Langlands & Bell
Infinite Loop is an exhibition of new work by British artist duo Langlands & Bell, depicting the futuristic architecture of 21st century global internet giants.
Since the 1980s Ben Langlands and Nikki Bell, through film and video, digital media projects, sculpture, installation, prints, and architecture, have decoded the structures of different types of buildings, from the past as well as the present, from our own society and from other cultures, including, The House of Osama Bin Laden (2003), their Turner Prize nomination work made while they were official war artists investigating The Aftermath of 9/11 and the War in Afghanistan.
Infinite Loop, Langlands & Bell's largest UK exhibition for several years, focuses on a new generation of architecture, including the new headquarters of Apple, The Gates Foundation and Facebook, and investigates how these structures convey notions of power and human interaction in the 21st century.

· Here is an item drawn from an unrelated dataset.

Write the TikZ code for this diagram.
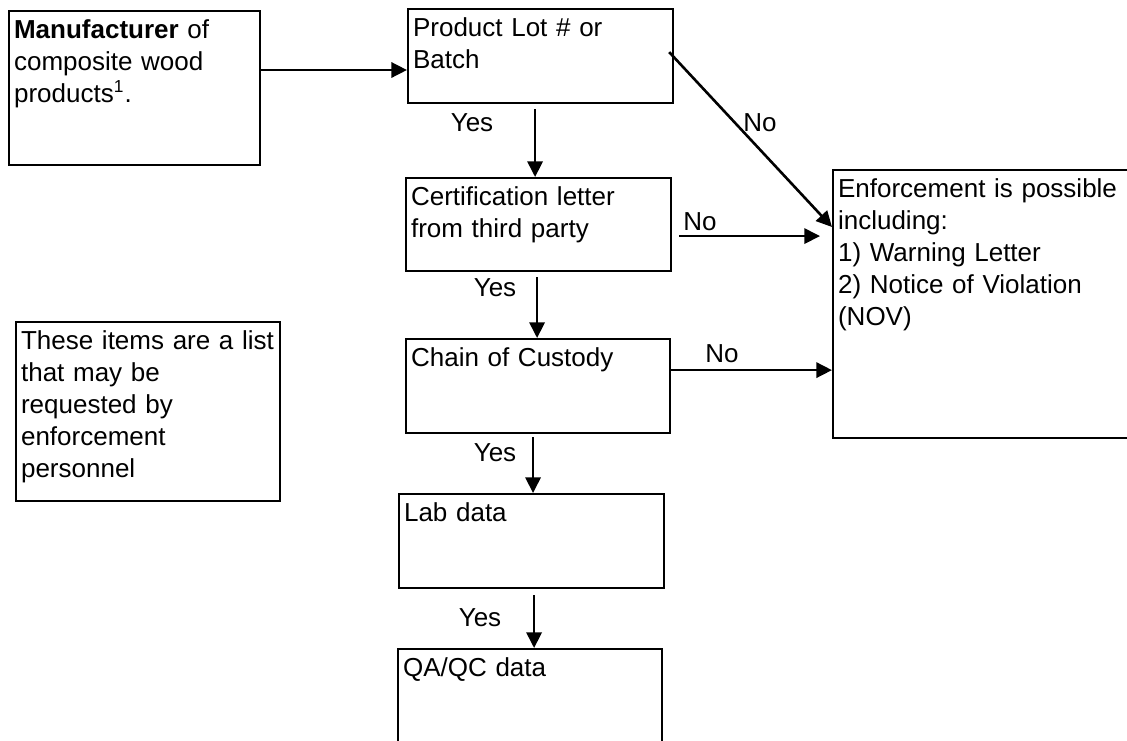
\documentclass[tikz,border=0pt]{standalone}
\usepackage{fontspec}
\setmainfont{Liberation Sans}
\usepackage{tikz}
\usetikzlibrary{arrows.meta, positioning, calc}

\begin{document}
\begin{tikzpicture}[
      x=0.4615pt, y=-0.4615pt,
      >={Triangle[length=7.2pt,width=7pt]},
      font=\fontsize{12}{14.8}\selectfont,
      block/.style = {
        draw,
        line width=1pt,
        anchor=north west,
        align=left,
        inner xsep=2.3pt,
        inner ysep=2pt,
        text height=10.5pt
      },
      arr/.style = {->, line width=1.2pt},
      lbl/.style = {inner sep=0pt}
    ]

    \useasboundingbox (0,0) rectangle (1127,740);
    \clip (0,0) rectangle (1127,740);

    \node[block, text width=111.2pt, text depth=56.6pt] (manu)  at (8,10)
      {\textbf{Manufacturer} of\\composite wood\\products\textsuperscript{1}.};
    \node[block, text width=117.7pt, text depth=28.9pt] (lot)   at (407,8)
      {Product Lot \# or\\Batch};
    \node[block, text width=117.7pt, text depth=28.4pt] (cert)  at (405,177)
      {Certification letter\\from third party};
    \node[block, text width=117.2pt, text depth=28.9pt] (chain) at (405,338)
      {Chain of Custody};
    \node[block, text width=117.7pt, text depth=28.9pt] (lab)   at (398,493)
      {Lab data};
    \node[block, text width=117.2pt, text depth=28.9pt] (qa)    at (397,648)
      {QA/QC data};
    \node[block, text width=133.9pt, text depth=109.2pt] (enf)  at (832,169)
      {Enforcement is possible\\including:\\1) Warning Letter\\2) Notice of Violation\\(NOV)};
    \node[block, text width=117.2pt, text depth=68.1pt] (note)  at (15,321)
      {These items are a list\\that may be\\requested by\\enforcement\\personnel};

    \draw[arr] ($(manu.north east)+(0,60)$) coordinate (m1) -- (m1 -| lot.west);

    \draw[arr] ($(lot.south)+(-5.5,5)$)   coordinate (l1) -- (l1 |- cert.north);
    \draw[arr] ($(cert.south)+(-1.5,5)$)  coordinate (c2) -- (c2 |- chain.north);
    \draw[arr] ($(chain.south)+(-5,3)$)   coordinate (h2) -- (h2 |- lab.north);
    \draw[arr] ($(lab.south)+(2.5,6)$)    coordinate (b1) -- (b1 |- qa.north);

    \draw[arr] ($(lot.east)+(-5,-4)$) -- ($(enf.north west)+(0,58)$);
    \draw[arr] ($(cert.east)+(7,11.5)$) coordinate (c1) -- ($(c1 -| enf.west)+(-12,0)$);
    \draw[arr] ($(chain.east)+(0,-16)$) coordinate (h1) -- (h1 -| enf.west);

    \node[lbl] (yes1) at (472,123) {Yes};
    \node[lbl] (yes2) at (495,288) {Yes};
    \node[lbl] (yes3) at (495,453) {Yes};
    \node[lbl] (yes4) at (480,618) {Yes};
    \node[lbl] (no1)  at (760,123) {No};
    \node[lbl] (no2)  at (700,222) {No};
    \node[lbl] (no3)  at (722,354) {No};

  \end{tikzpicture}
\end{document}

Infinite Loop, which takes its name from the address of the new Apple HQ at Cupertino in California, sees Langlands & Bell turn their attention to the biggest and most successful companies in the world. Over the past five years, using the internet, Langlands & Bell have researched and made models of buildings as they were being built; The Gates Foundation, Seattle; IBM, Beijing; and Nvidia, Apple and Facebook, all situated in California.
The exhibition includes twenty four editioned prints, presented in different colour variations, which illustrate futuristic models of the buildings as if they are floating in space. Infinite Loop (2016), which is also the title of four new prints, depicts the Apple headquarters isolated from its surroundings and turned on its side, shown at various points in rotation. Nicknamed 'the space ship' by Apple employees, the building has been designed by Foster and Partners. The architecture portrayed in Gates Foundation (Seattle), (2016), was designed by architects NBBJ, who were inspired by a map of the globe illustrating the pathways of world commerce and migration. Facebook, Menlo Park (2017), a wall sculpture which depicts the company's interior, explores Facebook's new 'campus' headquarters. Designed by Frank Gehry, it is the single largest room in the world with a half-mile walking loop, enabling free movement of 2,800 employees.
This new body of prints and wall sculptures reflects the power and influence of 21st century global internet giants through the very design of their headquarter buildings, and the coded systems of mass-communication they use to negotiate a fast changing technological world.